• [Brief]:
Reproduce exactly the lines below, from the first one through the line containing "1.85, 2.68, 2.54]", and omit any pictures.
-.-.-
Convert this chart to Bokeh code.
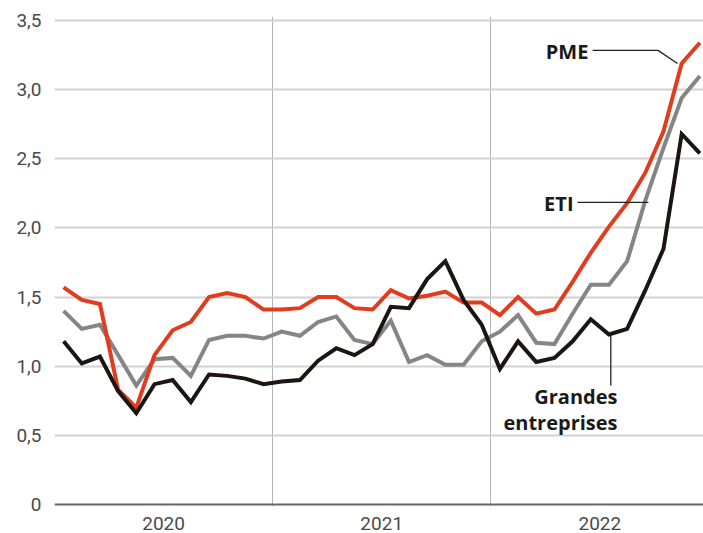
from bokeh.plotting import figure
from bokeh.models import Range1d, FixedTicker, Span, Label
from bokeh.embed import file_html
from bokeh.resources import INLINE

# Monthly series, Jan 2020 .. Dec 2022 (x = month index + 0.5)
months = [i + 0.5 for i in range(36)]
pme = [1.57, 1.48, 1.45, 0.83, 0.70, 1.08, 1.26, 1.32, 1.50, 1.53, 1.50, 1.41,
       1.41, 1.42, 1.50, 1.50, 1.42, 1.41, 1.55, 1.49, 1.51, 1.54, 1.46, 1.46,
       1.37, 1.50, 1.38, 1.41, 1.61, 1.82, 2.01, 2.18, 2.40, 2.70, 3.19, 3.34]
eti = [1.40, 1.27, 1.30, 1.08, 0.86, 1.05, 1.06, 0.93, 1.19, 1.22, 1.22, 1.20,
       1.25, 1.22, 1.32, 1.36, 1.19, 1.16, 1.33, 1.03, 1.08, 1.01, 1.01, 1.18,
       1.25, 1.37, 1.17, 1.16, 1.38, 1.59, 1.59, 1.76, 2.20, 2.58, 2.94, 3.10]
ge = [1.18, 1.02, 1.07, 0.82, 0.66, 0.87, 0.90, 0.74, 0.94, 0.93, 0.91, 0.87,
      0.89, 0.90, 1.04, 1.13, 1.08, 1.16, 1.43, 1.42, 1.63, 1.76, 1.48, 1.30,
      0.98, 1.18, 1.03, 1.06, 1.18, 1.34, 1.23, 1.27, 1.55, 1.85, 2.68, 2.54]

y_ticks = [0, 0.5, 1.0, 1.5, 2.0, 2.5, 3.0, 3.5]
y_labels = ["0", "0,5", "1,0", "1,5", "2,0", "2,5", "3,0", "3,5"]
year_centers = [6, 18, 30]
year_labels = ["2020", "2021", "2022"]
year_bounds = [12, 24]

RED = "#e03c1e"
GRAY = "#858585"
BLACK = "#1c1512"
FONT = "Roboto"
BOLD_FONT = "Open Sans"

p = figure(width=703, height=533, output_backend="svg", toolbar_location=None,
           x_range=Range1d(0.0, 35.7), y_range=Range1d(-0.015, 3.53),
           min_border_left=54, min_border_right=0, min_border_top=16,
           min_border_bottom=27)
p.outline_line_color = None
p.background_fill_color = "white"
p.border_fill_color = "white"

# grids
p.ygrid.ticker = FixedTicker(ticks=[t for t in y_ticks if t > 0])
p.ygrid.grid_line_color = "#d2d2d2"
p.ygrid.grid_line_width = 2
p.xgrid.ticker = FixedTicker(ticks=year_bounds)
p.xgrid.grid_line_color = "#b4b4b4"
p.xgrid.grid_line_width = 1
p.add_layout(Span(location=0, dimension="width", line_color="#666666", line_width=2))

# axes
p.yaxis.ticker = FixedTicker(ticks=y_ticks)
p.yaxis.major_label_overrides = {t: l for t, l in zip(y_ticks, y_labels)}
p.xaxis.ticker = FixedTicker(ticks=year_centers)
p.xaxis.major_label_overrides = {t: l for t, l in zip(year_centers, year_labels)}
for ax in (p.xaxis, p.yaxis):
    ax.axis_line_color = None
    ax.major_tick_line_color = None
    ax.minor_tick_line_color = None
    ax.major_label_text_font = FONT
    ax.major_label_text_font_size = "19px"
    ax.major_label_text_color = "#4a4a4a"
p.yaxis.major_label_standoff = 7
p.xaxis.major_label_standoff = 4

# lines
p.line(months, eti, line_color=GRAY, line_width=4, line_join="miter")
p.line(months, pme, line_color=RED, line_width=4, line_join="miter")
p.line(months, ge, line_color=BLACK, line_width=4, line_join="miter")

# annotations
def lab(x, y, t):
    p.add_layout(Label(x=x, y=y, text=t, text_font=BOLD_FONT, text_font_style="bold",
                       text_font_size="20px", text_color="#1a1a1a",
                       text_align="right", text_baseline="middle"))

lab(29.37, 3.28, "PME")
p.line([29.6, 33.2, 34.27], [3.285, 3.285, 3.19], line_color="#222222", line_width=1.3)

lab(28.55, 2.18, "ETI")
p.line([28.77, 32.67], [2.185, 2.185], line_color="#222222", line_width=1.3)

lab(30.97, 0.78, "Grandes")
lab(30.97, 0.59, "entreprises")
p.line([30.6, 30.6], [1.22, 0.86], line_color="#222222", line_width=1.3)

open("out.html", "w").write(file_html(p, INLINE))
-.-.-
• [Exercise answer]:
Convert this chart to Bokeh code.
from bokeh.plotting import figure
from bokeh.models import Range1d, FixedTicker, Span, Label
from bokeh.embed import file_html
from bokeh.resources import INLINE

# Monthly series, Jan 2020 .. Dec 2022 (x = month index + 0.5)
months = [i + 0.5 for i in range(36)]
pme = [1.57, 1.48, 1.45, 0.83, 0.70, 1.08, 1.26, 1.32, 1.50, 1.53, 1.50, 1.41,
       1.41, 1.42, 1.50, 1.50, 1.42, 1.41, 1.55, 1.49, 1.51, 1.54, 1.46, 1.46,
       1.37, 1.50, 1.38, 1.41, 1.61, 1.82, 2.01, 2.18, 2.40, 2.70, 3.19, 3.34]
eti = [1.40, 1.27, 1.30, 1.08, 0.86, 1.05, 1.06, 0.93, 1.19, 1.22, 1.22, 1.20,
       1.25, 1.22, 1.32, 1.36, 1.19, 1.16, 1.33, 1.03, 1.08, 1.01, 1.01, 1.18,
       1.25, 1.37, 1.17, 1.16, 1.38, 1.59, 1.59, 1.76, 2.20, 2.58, 2.94, 3.10]
ge = [1.18, 1.02, 1.07, 0.82, 0.66, 0.87, 0.90, 0.74, 0.94, 0.93, 0.91, 0.87,
      0.89, 0.90, 1.04, 1.13, 1.08, 1.16, 1.43, 1.42, 1.63, 1.76, 1.48, 1.30,
      0.98, 1.18, 1.03, 1.06, 1.18, 1.34, 1.23, 1.27, 1.55, 1.85, 2.68, 2.54]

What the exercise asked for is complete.